Veníamos de vivir y trabajar en Cajamarca, en el campo, en el bello Instituto de Educación Rural del Obispado, donde morábamos Susana y yo recién casados, trabajábamos con un extraordinario amigo, Monseñor José Dammert Bellido, en la promoción social de liderazgos campesinos, mujeres y varones.
Luego de esa maravillosa experiencia rural, retornamos a Lima y nos fuimos a vivir a Caja de Agua, nuestra hija Soledad nació y la comenzamos a criar allí, Susana trabajaba de maestra de escuela y yo de obrero de construcción civil, el espíritu que nos animaba se podría manifestar en esa bella expresión de Guamán Poma de Ayala: “en busca de los pobres de Jesucristo”, fue muy valiosa experiencia que camino entre la cálida y la dura luz (expresiones muy hondas de Albert Camus).

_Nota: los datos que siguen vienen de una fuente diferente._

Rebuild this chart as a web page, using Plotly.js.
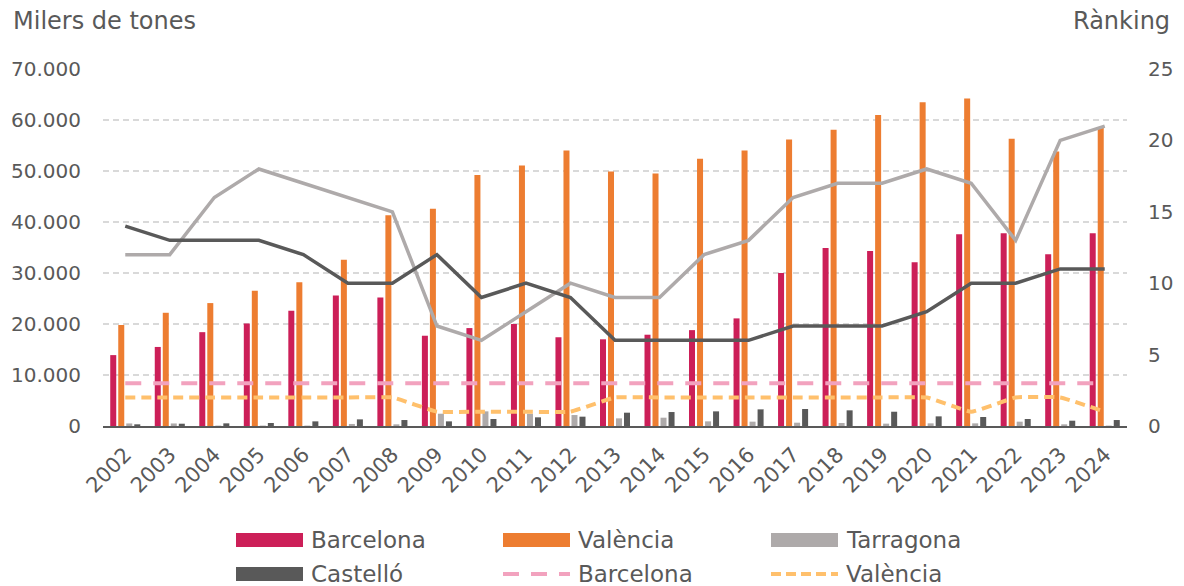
<!DOCTYPE html>
<html>
<head>
<meta charset="utf-8">
<script src="https://cdn.plot.ly/plotly-3.0.1.min.js"></script>
<style>html,body{margin:0;padding:0;background:#fff;}#chart{width:1184px;height:586px;}</style>
</head>
<body>
<div id="chart"></div>
<script>
// ---- data ----
const years = ['2002','2003','2004','2005','2006','2007','2008','2009','2010','2011','2012','2013','2014','2015','2016','2017','2018','2019','2020','2021','2022','2023','2024'];
// thousands of tonnes (bars, left axis)
const bcnTonnes = [13900,15500,18400,20100,22600,25600,25200,17700,19200,20000,17400,17000,17900,18800,21100,30000,34900,34300,32100,37600,37800,33700,37800];
const vlcTonnes = [19800,22200,24100,26500,28200,32600,41300,42600,49200,51100,54000,49900,49500,52400,54000,56200,58100,61000,63500,64200,56300,53800,58600];
const tgnTonnes = [500,500,80,80,80,400,330,2410,2870,2410,2150,1500,1630,910,850,650,590,460,520,520,850,330,80];
const cstTonnes = [330,450,520,590,910,1300,1170,910,1370,1700,1830,2610,2740,2870,3260,3330,3070,2800,1890,1760,1370,1040,1170];
// ranking (lines, right axis)
const bcnRank = [3,3,3,3,3,3,3,3,3,3,3,3,3,3,3,3,3,3,3,3,3,3,3];
const vlcRank = [2,2,2,2,2,2,2,1,1,1,1,2,2,2,2,2,2,2,2,1,2,2,1];
const tgnRank = [12,12,16,18,17,16,15,7,6,8,10,9,9,12,13,16,17,17,18,17,13,20,21];
const cstRank = [14,13,13,13,12,10,10,12,9,10,9,6,6,6,6,7,7,7,8,10,10,11,11];

const seriesNames = ['Barcelona','València','Tarragona','Castelló'];
const colBcn = '#CC1F58', colVlc = '#ED7D31', colTgn = '#AEAAAA', colCst = '#595959';
const colBcnRank = '#F2A2BE', colVlcRank = '#FFC06C';
const FONT = 'DejaVu Sans';
const TXT = '#595959';

const W = 1184, H = 586;
const M = {l:103, r:57, t:69, b:160};
const PW = W - M.l - M.r, PH = H - M.t - M.b;
const px = x => (x - M.l) / PW;
const py = y => (H - M.b - y) / PH;

const traces = [
  {type:'bar', name:seriesNames[0], x:years, y:bcnTonnes, marker:{color:colBcn}},
  {type:'bar', name:seriesNames[1], x:years, y:vlcTonnes, marker:{color:colVlc}},
  {type:'bar', name:seriesNames[2], x:years, y:tgnTonnes, marker:{color:colTgn}},
  {type:'bar', name:seriesNames[3], x:years, y:cstTonnes, marker:{color:colCst}},
  {type:'scatter', mode:'lines', name:seriesNames[0], x:years, y:bcnRank, yaxis:'y2',
   line:{color:colBcnRank, width:4, dash:'16px,12px'}},
  {type:'scatter', mode:'lines', name:seriesNames[1], x:years, y:vlcRank, yaxis:'y2',
   line:{color:colVlcRank, width:4, dash:'10px,6px', shape:'spline', smoothing:0.3}},
  {type:'scatter', mode:'lines', name:seriesNames[2], x:years, y:tgnRank, yaxis:'y2',
   line:{color:colTgn, width:3.5}},
  {type:'scatter', mode:'lines', name:seriesNames[3], x:years, y:cstRank, yaxis:'y2',
   line:{color:colCst, width:3.5}}
];

const shapes = [];
const annotations = [];
// axis titles
annotations.push({xref:'paper', yref:'paper', x:px(11), y:py(21), xanchor:'left', yanchor:'middle',
  text:'Milers de tones', showarrow:false, font:{family:FONT, size:24, color:TXT}});
annotations.push({xref:'paper', yref:'paper', x:px(1172), y:py(21), xanchor:'right', yanchor:'middle',
  text:'Rànking', showarrow:false, font:{family:FONT, size:24, color:TXT}});

// legend (drawn manually to match the wide swatches)
const legendItems = [
  {kind:'rect', color:colBcn, label:seriesNames[0], col:0, row:0},
  {kind:'rect', color:colVlc, label:seriesNames[1], col:1, row:0},
  {kind:'rect', color:colTgn, label:seriesNames[2], col:2, row:0},
  {kind:'rect', color:colCst, label:seriesNames[3], col:0, row:1},
  {kind:'line', color:colBcnRank, dash:'16px,12px', label:seriesNames[0], col:1, row:1},
  {kind:'line', color:colVlcRank, dash:'10px,5px', label:seriesNames[1], col:2, row:1}
];
const colX = [236, 503, 771], rowY = [540, 574];
legendItems.forEach(it => {
  const x0 = colX[it.col], x1 = x0 + 67, yc = rowY[it.row];
  if (it.kind === 'rect') {
    shapes.push({type:'rect', xref:'paper', yref:'paper', x0:px(x0), x1:px(x1), y0:py(yc+7), y1:py(yc-7),
      fillcolor:it.color, line:{width:0}});
  } else {
    shapes.push({type:'line', xref:'paper', yref:'paper', x0:px(x0), x1:px(x1), y0:py(yc), y1:py(yc),
      line:{color:it.color, width:4, dash:it.dash}});
  }
  annotations.push({xref:'paper', yref:'paper', x:px(x0+73), y:py(yc), xanchor:'left', yanchor:'middle',
    text:it.label, showarrow:false, font:{family:FONT, size:23, color:TXT}});
});

const layout = {
  width:W, height:H, margin:M,
  paper_bgcolor:'#ffffff', plot_bgcolor:'#ffffff',
  separators:',.',
  showlegend:false,
  barmode:'group', bargap:0.28, bargroupgap:0.25,
  font:{family:FONT, color:TXT, size:20},
  xaxis:{type:'category', tickangle:-45, tickfont:{family:FONT, size:21, color:TXT},
    showline:true, linecolor:'#595959', linewidth:2, showgrid:false, ticks:'', ticklabelstandoff:6},
  yaxis:{range:[0,70000], dtick:10000, tickformat:',d', showgrid:true, gridcolor:'#D9D9D9',
    gridwidth:1.5, griddash:'6px,4px', zeroline:false, showline:false, ticks:'',
    tickfont:{family:FONT, size:20, color:TXT}, ticklabelstandoff:21},
  yaxis2:{range:[0,25], dtick:5, overlaying:'y', side:'right', showgrid:false, zeroline:false,
    showline:false, ticks:'', tickfont:{family:FONT, size:20, color:TXT}, ticklabelstandoff:20},
  shapes:shapes, annotations:annotations
};

Plotly.newPlot('chart', traces, layout, {staticPlot:true, displayModeBar:false});
</script>
</body>
</html>
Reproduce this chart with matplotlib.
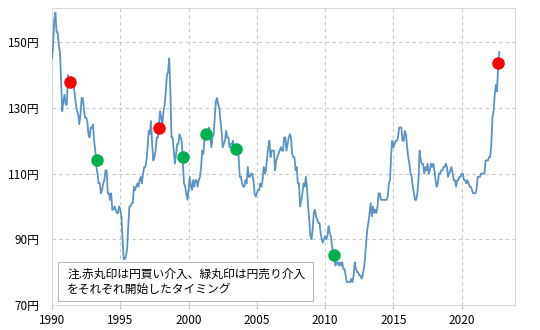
import matplotlib.pyplot as plt
from matplotlib.patches import Rectangle
import numpy as np

plt.rcParams['font.family'] = ['Noto Sans CJK JP', 'DejaVu Sans']

# monthly USD/JPY (approx.), Jan 1990 - Oct 2022
usdjpy = [
    145, 149, 157, 159, 153, 153, 149, 147, 138, 129, 132, 134,
    131, 131, 140, 137, 139, 139, 137, 137, 134, 131, 129, 128,
    125, 128, 133, 133, 130, 127, 127, 126, 122, 121, 124, 124,
    125, 120, 117, 112, 110, 107, 107, 104, 105, 107, 108, 111,
    111, 104, 104, 102, 104, 99, 99, 100, 99, 98, 98, 100,
    99, 97, 90, 84, 84, 85, 87, 94, 100, 100, 101, 101,
    106, 105, 106, 107, 106, 108, 109, 107, 110, 112, 112, 114,
    118, 123, 122, 126, 119, 114, 115, 117, 121, 121, 125, 129,
    127, 125, 129, 131, 135, 140, 141, 145, 135, 121, 121, 117,
    113, 116, 119, 119, 122, 121, 120, 113, 107, 106, 104, 102,
    105, 109, 106, 105, 108, 106, 108, 108, 106, 108, 109, 112,
    117, 116, 121, 123, 122, 122, 124, 121, 118, 121, 122, 127,
    132, 133, 131, 130, 126, 123, 118, 119, 120, 123, 121, 121,
    118, 119, 119, 120, 117, 118, 118, 118, 115, 109, 109, 107,
    106, 106, 108, 107, 112, 109, 109, 110, 110, 108, 104, 103,
    104, 105, 105, 107, 106, 108, 112, 110, 111, 115, 118, 120,
    115, 117, 117, 117, 111, 114, 115, 116, 117, 118, 117, 117,
    121, 121, 117, 119, 121, 122, 121, 116, 115, 115, 111, 112,
    107, 107, 100, 102, 104, 107, 106, 109, 106, 100, 96, 91,
    90, 93, 98, 99, 97, 96, 95, 95, 92, 90, 89, 90,
    91, 90, 91, 94, 92, 91, 88, 86, 85, 82, 83, 83,
    82, 83, 82, 83, 81, 81, 79, 77, 77, 77, 77, 78,
    77, 79, 83, 81, 80, 80, 79, 79, 78, 79, 81, 84,
    89, 93, 95, 98, 101, 97, 100, 98, 99, 98, 100, 104,
    104, 102, 102, 102, 102, 102, 102, 103, 107, 108, 116, 120,
    118, 119, 120, 120, 121, 124, 124, 124, 120, 120, 123, 122,
    118, 115, 113, 110, 109, 106, 104, 102, 102, 104, 108, 117,
    114, 113, 113, 110, 112, 111, 113, 110, 111, 113, 112, 113,
    111, 108, 106, 107, 110, 110, 111, 111, 112, 112, 113, 112,
    109, 110, 111, 112, 110, 108, 108, 106, 108, 108, 109, 109,
    110, 110, 108, 108, 107, 108, 107, 106, 106, 105, 104, 104,
    104, 105, 109, 109, 109, 110, 110, 110, 110, 114, 114, 114,
    115, 115, 119, 127, 129, 134, 137, 135, 143, 147,
]
dates = 1990 + np.arange(len(usdjpy)) / 12

# intervention start points
buy_x = [1991.3, 1997.8, 2022.65]
buy_y = [137.8, 124.0, 143.6]
sell_x = [1993.3, 1999.6, 2001.3, 2003.5, 2010.65]
sell_y = [114.0, 115.0, 122.2, 117.6, 85.3]

yticks = [70, 90, 110, 130, 150]
xticks = [1990, 1995, 2000, 2005, 2010, 2015, 2020]

fig = plt.figure(figsize=(5.4, 3.3), dpi=100)
ax = fig.add_axes([52 / 540, 25 / 330, 463 / 540, 297 / 330])

ax.plot(dates, usdjpy, color='#5b93c7', lw=1.3, zorder=3)
ax.plot(buy_x, buy_y, 'o', color='#ff0000', ms=8, zorder=4)
ax.plot(sell_x, sell_y, 'o', color='#00b050', ms=8, zorder=4)

ax.set_xlim(1990, 2023.9)
ax.set_ylim(70, 160.4)
ax.set_xticks(xticks)
ax.set_yticks(yticks)
ax.set_yticklabels([f'{v}円' for v in yticks])
ax.grid(True, color='#c8c8c8', linestyle=(0, (3, 3)), lw=0.8)
ax.tick_params(labelsize=8.5, color='#bfbfbf', length=3)
ax.tick_params(axis='y', length=0, pad=9)
for s in ax.spines.values():
    s.set_color('#d9d9d9')

# note box
ax.add_patch(Rectangle((0.013, 0.014), 0.551, 0.13, transform=ax.transAxes,
                       fc='white', ec='#b8b8b8', lw=0.8, zorder=5))
ax.text(0.033, 0.078, '注.赤丸印は円買い介入、緑丸印は円売り介入\nをそれぞれ開始したタイミング',
        transform=ax.transAxes, fontsize=8.5, va='center', ha='left',
        linespacing=1.2, zorder=6)

fig.savefig('out.png', dpi=100, facecolor='white')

Experiencia paradojal. contraindicada, como tematiza Mirko Lauer, en el prólogo a mi libro, La edad de la utopía (2001): “casi no hay explotación que no nos corresponda, exclusión que no nos alcance ni esperanza que no nos quede grande”.

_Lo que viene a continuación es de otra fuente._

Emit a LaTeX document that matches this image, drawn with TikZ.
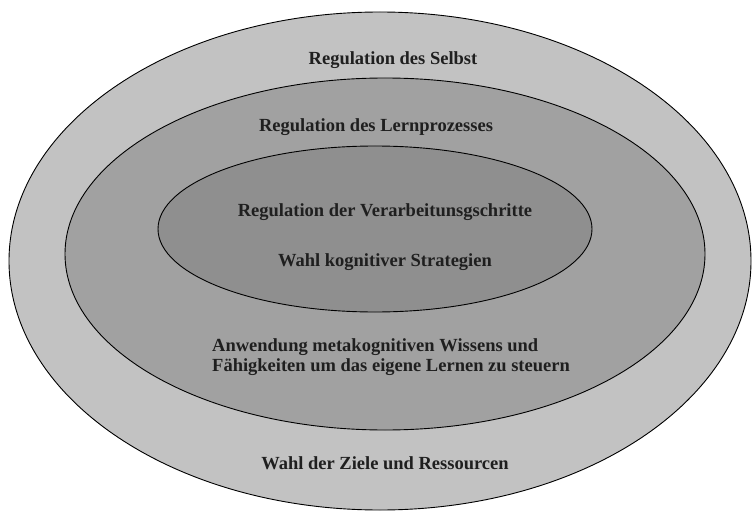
\documentclass[tikz,border=0pt]{standalone}
\usepackage{fontspec}
\setmainfont{Liberation Serif}
\begin{document}
\begin{tikzpicture}[x=1pt,y=-1pt,
  lbl/.style={font=\fontsize{18.5}{21}\selectfont\bfseries, text=black!88, inner sep=0pt},
  ring/.style={draw=black, line width=0.9pt}]
\useasboundingbox[fill=white] (0,0) rectangle (754,513);
\definecolor{outerc}{gray}{0.76}
\definecolor{midc}{gray}{0.63}
\definecolor{innerc}{gray}{0.56}
\fill[outerc] (380,261) ellipse [x radius=371, y radius=249];
\draw[ring] (380,261) ellipse [x radius=371, y radius=249];
\fill[midc] (385,254) ellipse [x radius=320, y radius=176];
\draw[ring] (385,254) ellipse [x radius=320, y radius=176];
\fill[innerc] (375,229) ellipse [x radius=217, y radius=83];
\draw[ring] (375,229) ellipse [x radius=217, y radius=83];
\node[lbl] (selbst) at (393,60) {Regulation des Selbst};
\node[lbl] (lern) at (376,127) {Regulation des Lernprozesses};
\node[lbl] (verarb) at (385,212) {Regulation der Verarbeitunsgschritte};
\node[lbl] (kogn) at (385,262) {Wahl kognitiver Strategien};
\node[lbl, align=left, anchor=west, font=\fontsize{18.5}{20}\selectfont\bfseries] (anw) at (212,357) {Anwendung metakognitiven Wissens und\\Fähigkeiten um das eigene Lernen zu steuern};
\node[lbl] (ziele) at (385,463) {Wahl der Ziele und Ressourcen};
\end{tikzpicture}
\end{document}
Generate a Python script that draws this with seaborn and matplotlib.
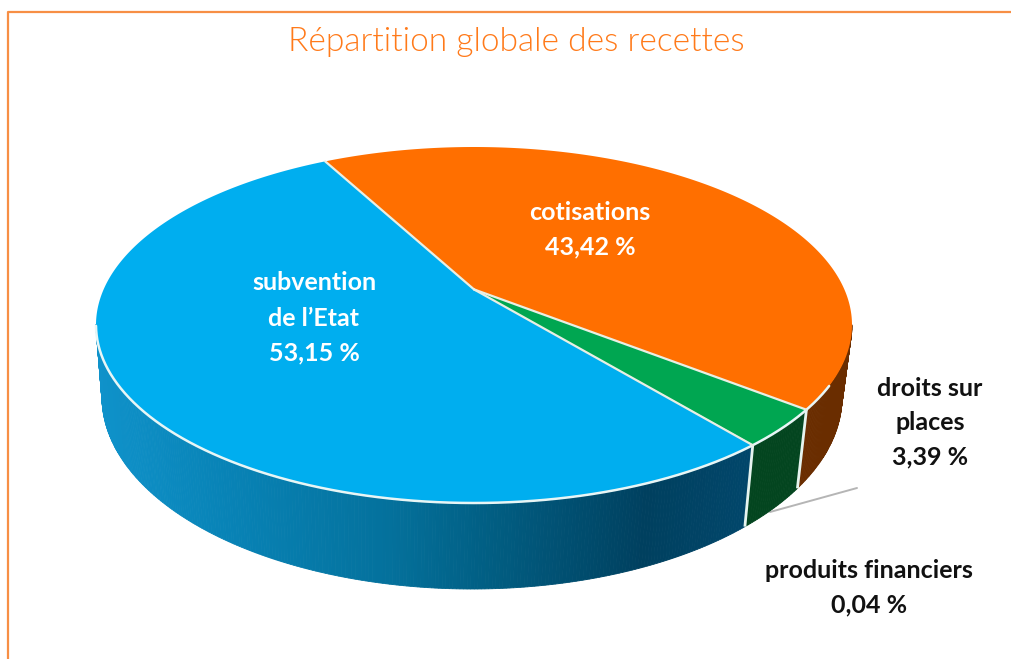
import numpy as np
import matplotlib
matplotlib.use("Agg")
import matplotlib.pyplot as plt
from matplotlib.colors import LinearSegmentedColormap
import seaborn as sns

# data, counter-clockwise from the blue/orange boundary
categories = ["subvention de l’Etat", "produits financiers", "droits sur places", "cotisations"]
shares = [53.15, 0.04, 3.39, 43.42]
top_colors = ["#00aeef", "#00aeef", "#00a651", "#ff6f00"]
wall_colors = [None, None, "#03451f", "#6a2d00"]

START_ANGLE = 118.2
TILT = 0.2  # perspective, moves the pie centre towards the back
CX, CY, RX, RY = 474, 325, 378, 178
BX, BY, BRX, BRY = 472, 397, 370, 192

ORANGE = "#ff7a1a"
BORDER = "#f78f45"
wall_blue = LinearSegmentedColormap.from_list(
    "wall_blue",
    [(0.0, "#0f92ca"), (0.2, "#0883b6"), (0.45, "#04719c"), (0.6, "#015f84"),
     (0.85, "#00405f"), (1.0, "#01466a")],
)


def unit_points(theta_deg):
    t = np.radians(theta_deg)
    d = 1 + TILT * np.sin(t)
    return np.cos(t) * np.sqrt(1 - TILT**2) / d, (np.sin(t) + TILT) / d


def top_xy(ux, uy):
    return CX + RX * ux, CY - RY * uy


def bottom_xy(ux, uy):
    return BX + BRX * ux, BY - BRY * uy


sns.set_theme(style="white")
plt.rcParams["font.family"] = ["Lato", "DejaVu Sans"]

fig = plt.figure(figsize=(10.11, 6.59), dpi=100)
ax = fig.add_axes([0, 0, 1, 1])
ax.set_xlim(0, 1011)
ax.set_ylim(659, 0)
ax.axis("off")

# frame and leader line
ax.plot([1011, 7.5, 7.5], [11.5, 11.5, 659], color=BORDER, lw=1.6, zorder=1)
ax.plot([770, 857], [512, 488], color="#b5b5b5", lw=1.4, zorder=1)

edges = START_ANGLE + np.cumsum([0] + shares) * 3.6
apex = (CX, CY - RY * TILT)

# side wall
for i, share in enumerate(shares):
    theta = np.linspace(edges[i], edges[i + 1], max(int(share * 8), 3))
    ux, uy = unit_points(theta)
    for j in range(len(theta) - 1):
        if uy[j] > 0 and uy[j + 1] > 0:
            continue
        x0, y0 = top_xy(ux[j:j + 2], uy[j:j + 2])
        x1, y1 = bottom_xy(ux[j:j + 2], uy[j:j + 2])
        c = wall_colors[i]
        if c is None:
            c = wall_blue((x0.mean() - 97) / 650)
        ax.fill(np.r_[x0, x1[::-1]], np.r_[y0, y1[::-1]], color=c, lw=0.6, zorder=2)

# boundaries on the wall
for i in [1, 3]:
    ux, uy = unit_points(edges[i])
    x0, y0 = top_xy(ux, uy)
    x1, y1 = bottom_xy(ux, uy)
    ax.plot([x0, x1], [y0, y1], color="#e6f4ef", lw=2, zorder=3, solid_capstyle="butt")

# top of the pie
for i, share in enumerate(shares):
    theta = np.linspace(edges[i], edges[i + 1], max(int(share * 8), 3))
    x, y = top_xy(*unit_points(theta))
    ax.fill(np.r_[apex[0], x], np.r_[apex[1], y], color=top_colors[i], lw=0, zorder=4)

# white seams between the slices and along the rim
theta = np.linspace(edges[0], edges[-1], 720)
ux, uy = unit_points(theta)
x, y = top_xy(ux, uy)
front = (uy < 0) & (x < 830)
ax.plot(x[front], y[front], color="#e8f6f6", lw=1.8, zorder=5)
for e in [edges[0], edges[1], edges[3]]:
    xe, ye = top_xy(*unit_points(e))
    ax.plot([apex[0], xe], [apex[1], ye], color="#e9efe4", lw=1.6, zorder=5)

# texts
ax.text(516, 42, "Répartition globale des recettes", color=ORANGE, fontsize=24.1,
        fontweight=300, ha="center", va="center", zorder=6)


def label(x, y, lines, color, size=18):
    for k, line in enumerate(lines):
        ax.text(x, y[k], line, color=color, fontsize=size, fontweight="bold",
                ha="center", va="center", zorder=6)


label(314, [283, 318, 353], ["subvention", "de l’Etat", "53,15 %"], "white")
label(590, [212, 247], ["cotisations", "43,42 %"], "white")
label(930, [388, 422, 457], ["droits sur", "places", "3,39 %"], "#111111")
label(869, [571, 605], ["produits financiers", "0,04 %"], "#111111")

fig.savefig("out.png", dpi=100)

Se nos abrió un mundo que desconocíamos, el del pobre, el del olvidado, veníamos desde el otro lado de la pobreza y la desigualdad, mundo que apreciamos mucho también, nuestros orígenes ¿Cómo no amar a nuestros padres y madres? ¿Cómo no apreciar a nuestros ancestros como Manuel Piqueras Cotolí y Manuel Pardo y Lavalle? Ser personas de todos los mundos es una experiencia humana muy rica, te amplía la mirada hacia un principio de humanidad universal. Luego de dos años partimos a la Universidad Católica de Chile a estudiar, lo hicimos muy en serio.
Muchos años después vino el proyecto de vida en el Rímac, desde ese barrio fui elegido congresista, ya habían nacido nuestros dos hijos, Emmanuel e Ignacio. Éramos una pareja muy joven, con hijos muy pequeños.
Este breve relato surge de la vida de la memoria, acicateado por una amiga que me lo recordó. Escribiré sobre está andadura en busca de los pobre de Jesucristo, en su paradoja, en su contraindicación, en su tragedia y esperanza, algún día.